The Betting, Gaming, Lotteries and Amusements (Amendment) Bill passed the first of seven stages towards becoming law when it was presented by Deirdre Hargey, the Minister for Communities, this week. To become law, the bill must be passed before the expiration of the Assembly’s current mandate in 2022.
The legislation, announced by Hargey earlier this year, would create new offences in relation to allowing children to play gaming machines, create powers to impose a statutory levy on gambling operators and establish a mandatory code of practice for those holding gambling licences.
The bill would update the Betting, Gaming, Lotteries and Amusements (Northern Ireland) Order 1985, the province’s most recent gambling legislation.
Hargey has described the bill as the first phase in a two-phased approach to reforming gambling law, with much larger legislation to deal with remaining issues – such as online gambling regulation – to be taken forward during a future mandate.
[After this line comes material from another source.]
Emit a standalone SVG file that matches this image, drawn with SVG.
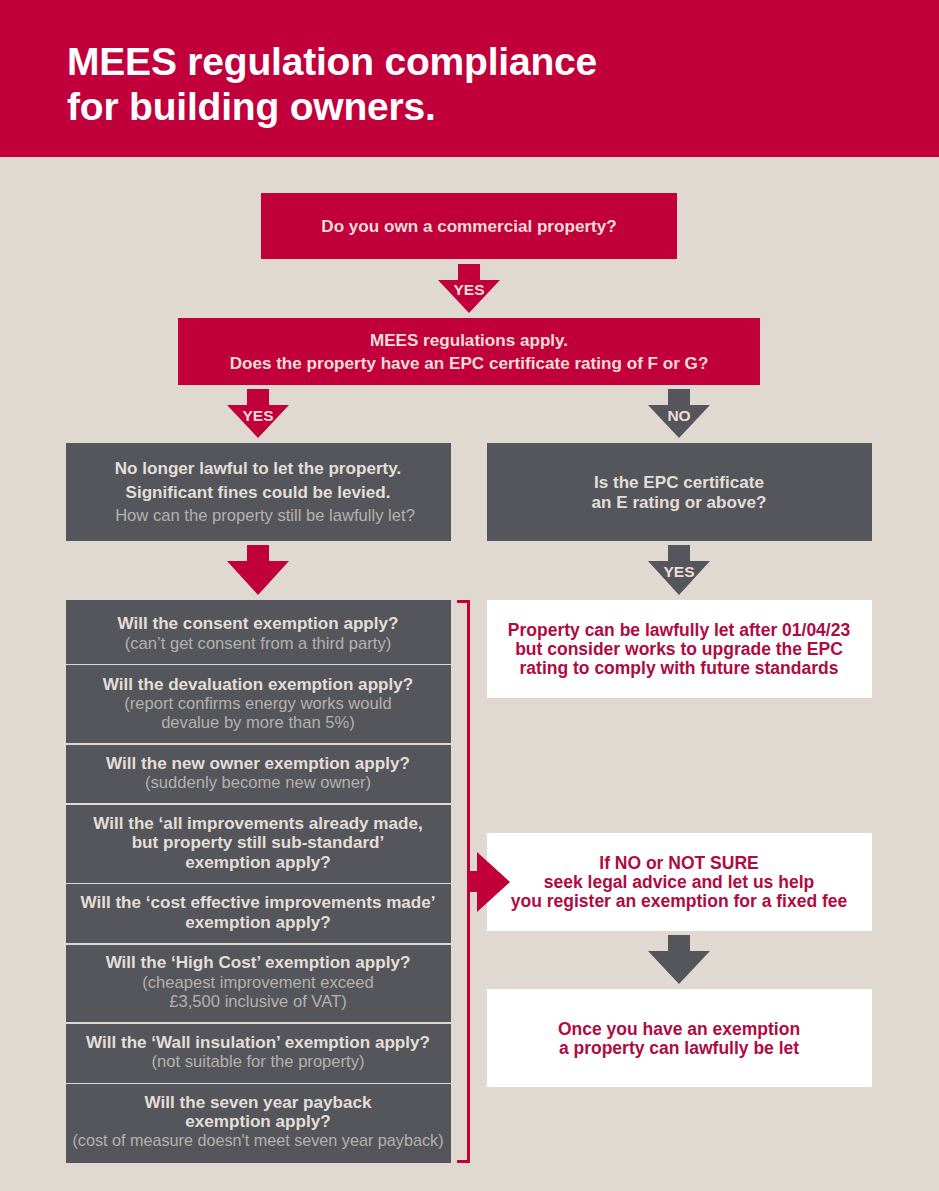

In an explanatory and financial memorandum published alongside the amendment bill, the Department for Communities said: “The overarching objective of the bill is to address a number of specific anomalies with regard to the current regulation of land-based betting, gaming, lottery and amusement activities. It is also designed to strengthen existing regulatory protections for operators and consumers as well as young people and those who may be vulnerable to gambling harm.
Members of the Legislative Assembly (MLAs) will debate and vote on the general principles of the bill in the coming days before it most likely progresses to the committee stage. The bill is then brought back to the Assembly for MLAs to debate and vote on the detail and any proposed amendments. If passed, it must then be cleared by the Secretary of State, who presents it for final Royal Assent.